Using the listing below, extract each line that has the word "LaTeX" in it.

--- START OF Extracted data ---

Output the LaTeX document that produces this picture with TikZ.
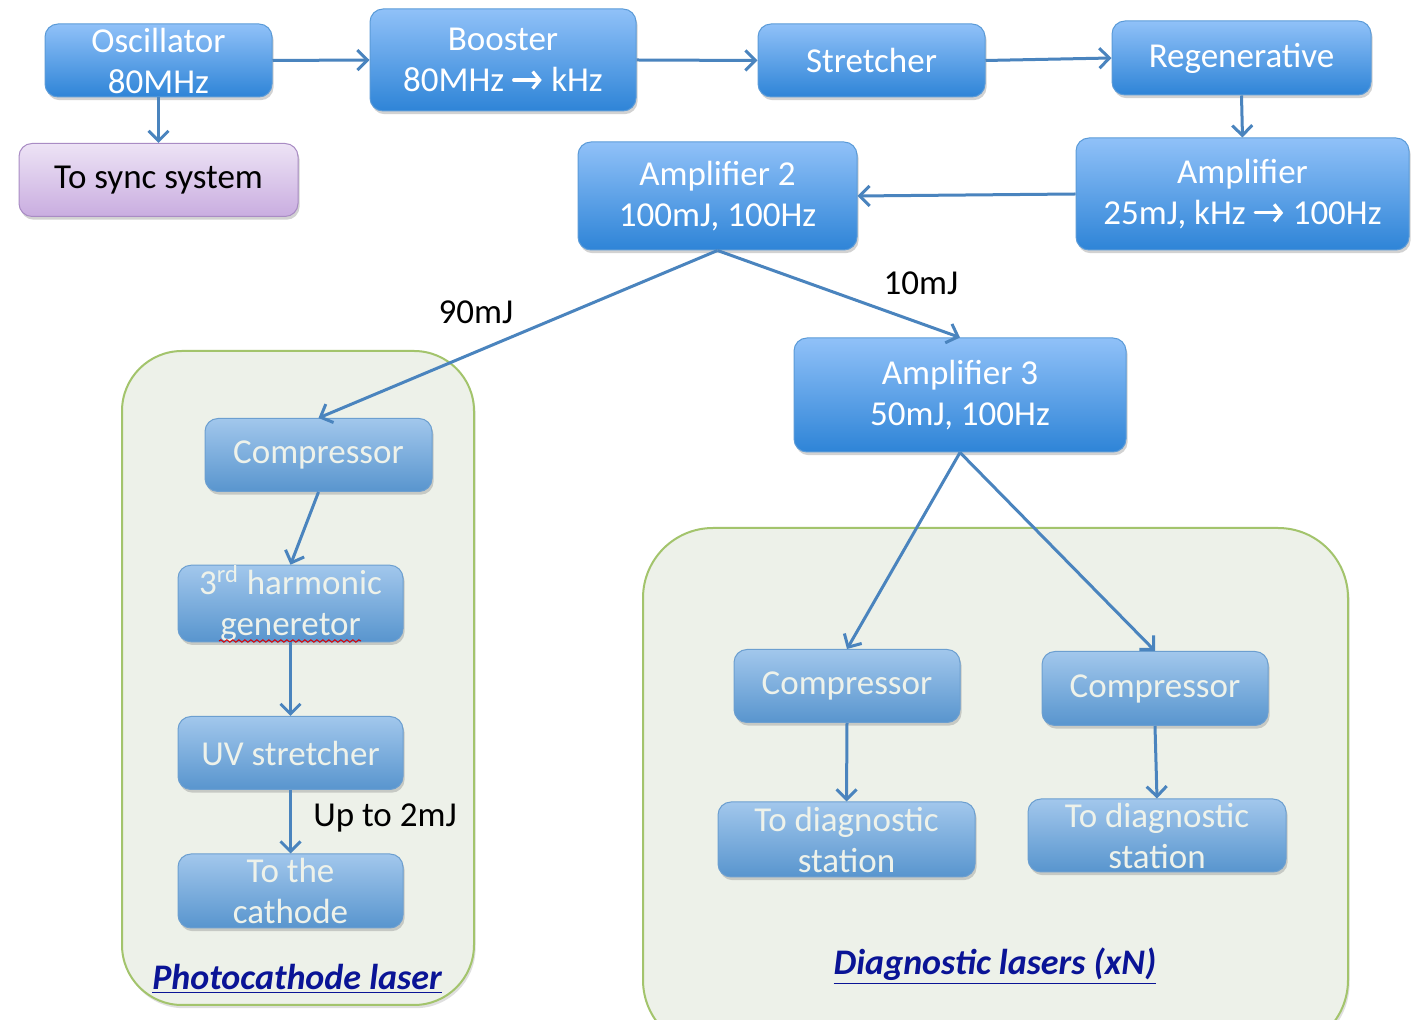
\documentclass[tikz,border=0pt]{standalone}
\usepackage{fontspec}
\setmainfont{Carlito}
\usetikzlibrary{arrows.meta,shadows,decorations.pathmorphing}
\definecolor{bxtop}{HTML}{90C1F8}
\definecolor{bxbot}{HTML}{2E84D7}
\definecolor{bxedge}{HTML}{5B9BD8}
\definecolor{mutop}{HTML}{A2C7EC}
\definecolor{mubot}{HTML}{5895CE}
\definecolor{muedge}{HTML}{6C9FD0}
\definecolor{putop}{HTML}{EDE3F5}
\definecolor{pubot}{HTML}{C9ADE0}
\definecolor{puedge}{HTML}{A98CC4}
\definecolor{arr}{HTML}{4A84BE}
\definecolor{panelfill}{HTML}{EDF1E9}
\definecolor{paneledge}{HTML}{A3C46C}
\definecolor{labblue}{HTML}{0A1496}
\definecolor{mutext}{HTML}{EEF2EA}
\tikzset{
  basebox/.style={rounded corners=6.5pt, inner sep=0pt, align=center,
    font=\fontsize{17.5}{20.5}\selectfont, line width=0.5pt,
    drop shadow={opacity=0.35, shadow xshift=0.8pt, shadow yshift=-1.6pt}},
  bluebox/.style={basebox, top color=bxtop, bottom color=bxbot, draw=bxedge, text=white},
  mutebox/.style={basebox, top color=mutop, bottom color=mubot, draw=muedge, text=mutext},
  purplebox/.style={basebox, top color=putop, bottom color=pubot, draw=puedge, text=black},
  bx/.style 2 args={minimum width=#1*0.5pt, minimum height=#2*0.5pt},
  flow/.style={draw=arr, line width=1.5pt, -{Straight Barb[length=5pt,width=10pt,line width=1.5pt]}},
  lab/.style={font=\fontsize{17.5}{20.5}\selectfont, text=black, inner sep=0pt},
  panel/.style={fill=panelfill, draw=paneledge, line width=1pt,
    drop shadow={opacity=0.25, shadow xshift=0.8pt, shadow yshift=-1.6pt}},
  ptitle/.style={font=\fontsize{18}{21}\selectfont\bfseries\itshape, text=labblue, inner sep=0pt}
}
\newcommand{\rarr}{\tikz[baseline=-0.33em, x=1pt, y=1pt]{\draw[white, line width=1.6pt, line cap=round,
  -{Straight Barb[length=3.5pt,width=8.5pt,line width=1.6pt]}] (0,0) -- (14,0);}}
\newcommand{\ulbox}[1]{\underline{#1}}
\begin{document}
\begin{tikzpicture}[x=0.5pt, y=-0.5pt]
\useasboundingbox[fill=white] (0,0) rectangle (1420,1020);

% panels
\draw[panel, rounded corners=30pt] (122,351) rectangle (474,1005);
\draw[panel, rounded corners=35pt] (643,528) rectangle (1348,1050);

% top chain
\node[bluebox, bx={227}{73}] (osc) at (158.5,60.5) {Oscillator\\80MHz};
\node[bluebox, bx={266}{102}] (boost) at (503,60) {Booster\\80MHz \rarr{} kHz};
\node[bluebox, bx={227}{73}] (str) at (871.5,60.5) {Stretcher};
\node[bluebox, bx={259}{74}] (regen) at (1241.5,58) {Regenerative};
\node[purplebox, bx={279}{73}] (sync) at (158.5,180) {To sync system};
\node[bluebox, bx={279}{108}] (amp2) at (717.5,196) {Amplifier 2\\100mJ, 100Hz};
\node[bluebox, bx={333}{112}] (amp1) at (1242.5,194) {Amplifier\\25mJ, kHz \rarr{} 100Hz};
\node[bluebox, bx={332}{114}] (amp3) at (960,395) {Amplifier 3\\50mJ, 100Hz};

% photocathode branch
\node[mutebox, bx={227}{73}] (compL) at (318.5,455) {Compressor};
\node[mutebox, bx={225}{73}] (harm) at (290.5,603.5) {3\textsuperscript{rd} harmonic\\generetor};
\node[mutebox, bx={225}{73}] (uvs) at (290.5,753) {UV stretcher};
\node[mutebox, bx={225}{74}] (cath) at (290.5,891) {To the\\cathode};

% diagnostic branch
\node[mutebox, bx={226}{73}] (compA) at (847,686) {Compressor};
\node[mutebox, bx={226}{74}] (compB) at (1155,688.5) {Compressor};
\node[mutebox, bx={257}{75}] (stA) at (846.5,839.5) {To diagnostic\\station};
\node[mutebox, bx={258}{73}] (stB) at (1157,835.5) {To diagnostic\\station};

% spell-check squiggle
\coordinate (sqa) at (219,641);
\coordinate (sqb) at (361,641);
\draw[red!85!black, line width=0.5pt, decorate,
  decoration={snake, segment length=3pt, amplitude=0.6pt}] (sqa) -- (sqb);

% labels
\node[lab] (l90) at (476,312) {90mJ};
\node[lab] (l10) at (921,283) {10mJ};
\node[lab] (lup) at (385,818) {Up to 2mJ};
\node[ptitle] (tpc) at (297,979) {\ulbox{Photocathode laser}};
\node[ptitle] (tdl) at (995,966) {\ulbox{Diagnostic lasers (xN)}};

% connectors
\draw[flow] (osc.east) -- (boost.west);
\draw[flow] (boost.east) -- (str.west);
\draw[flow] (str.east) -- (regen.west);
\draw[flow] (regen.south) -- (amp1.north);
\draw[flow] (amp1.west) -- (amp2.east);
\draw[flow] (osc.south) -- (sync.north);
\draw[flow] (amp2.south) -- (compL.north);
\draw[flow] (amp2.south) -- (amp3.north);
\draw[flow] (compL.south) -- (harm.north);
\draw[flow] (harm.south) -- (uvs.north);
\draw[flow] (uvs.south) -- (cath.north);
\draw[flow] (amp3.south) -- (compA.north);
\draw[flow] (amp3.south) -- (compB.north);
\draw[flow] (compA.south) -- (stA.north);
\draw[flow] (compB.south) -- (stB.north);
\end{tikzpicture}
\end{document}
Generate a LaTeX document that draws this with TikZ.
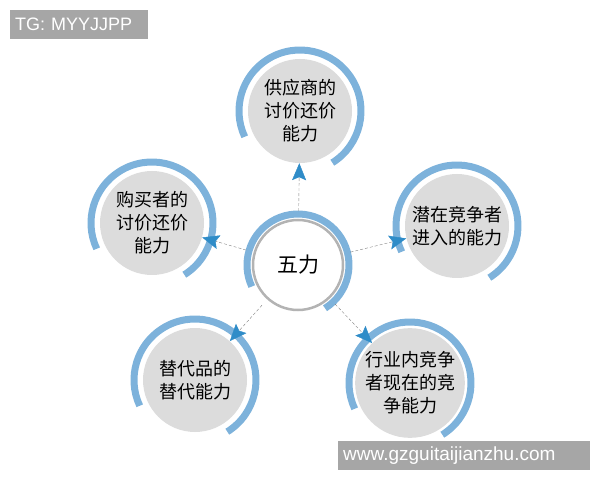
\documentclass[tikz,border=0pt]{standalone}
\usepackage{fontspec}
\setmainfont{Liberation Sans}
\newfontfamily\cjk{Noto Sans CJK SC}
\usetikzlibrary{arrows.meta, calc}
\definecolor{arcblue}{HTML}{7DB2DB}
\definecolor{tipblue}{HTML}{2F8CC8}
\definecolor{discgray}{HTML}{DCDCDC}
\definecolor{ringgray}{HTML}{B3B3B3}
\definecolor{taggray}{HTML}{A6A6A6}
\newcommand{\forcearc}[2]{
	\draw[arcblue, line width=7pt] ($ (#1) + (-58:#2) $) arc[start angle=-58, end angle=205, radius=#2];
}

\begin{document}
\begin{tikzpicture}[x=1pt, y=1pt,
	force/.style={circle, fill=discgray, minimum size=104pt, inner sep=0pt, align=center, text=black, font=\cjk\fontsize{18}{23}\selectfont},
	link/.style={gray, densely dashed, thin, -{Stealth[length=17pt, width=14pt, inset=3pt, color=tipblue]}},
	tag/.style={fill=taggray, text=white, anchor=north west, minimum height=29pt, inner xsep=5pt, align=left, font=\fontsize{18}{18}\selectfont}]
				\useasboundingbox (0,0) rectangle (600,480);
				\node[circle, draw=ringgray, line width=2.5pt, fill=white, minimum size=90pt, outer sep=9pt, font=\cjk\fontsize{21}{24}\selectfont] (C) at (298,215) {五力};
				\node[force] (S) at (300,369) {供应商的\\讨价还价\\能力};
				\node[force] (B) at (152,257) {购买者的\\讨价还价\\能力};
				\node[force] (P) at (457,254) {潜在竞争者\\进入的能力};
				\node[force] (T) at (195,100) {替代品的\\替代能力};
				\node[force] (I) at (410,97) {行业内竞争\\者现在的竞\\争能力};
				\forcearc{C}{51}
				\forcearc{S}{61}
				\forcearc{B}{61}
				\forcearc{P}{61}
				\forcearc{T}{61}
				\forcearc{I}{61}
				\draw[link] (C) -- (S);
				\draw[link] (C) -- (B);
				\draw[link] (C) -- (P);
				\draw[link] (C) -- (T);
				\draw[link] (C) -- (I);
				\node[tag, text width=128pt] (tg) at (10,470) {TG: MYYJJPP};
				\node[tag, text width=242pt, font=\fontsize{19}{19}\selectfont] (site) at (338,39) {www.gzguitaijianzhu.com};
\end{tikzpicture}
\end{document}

--- END OF Extracted data ---

Solution to the exercise →
Output the LaTeX document that produces this picture with TikZ.
Generate a LaTeX document that draws this with TikZ.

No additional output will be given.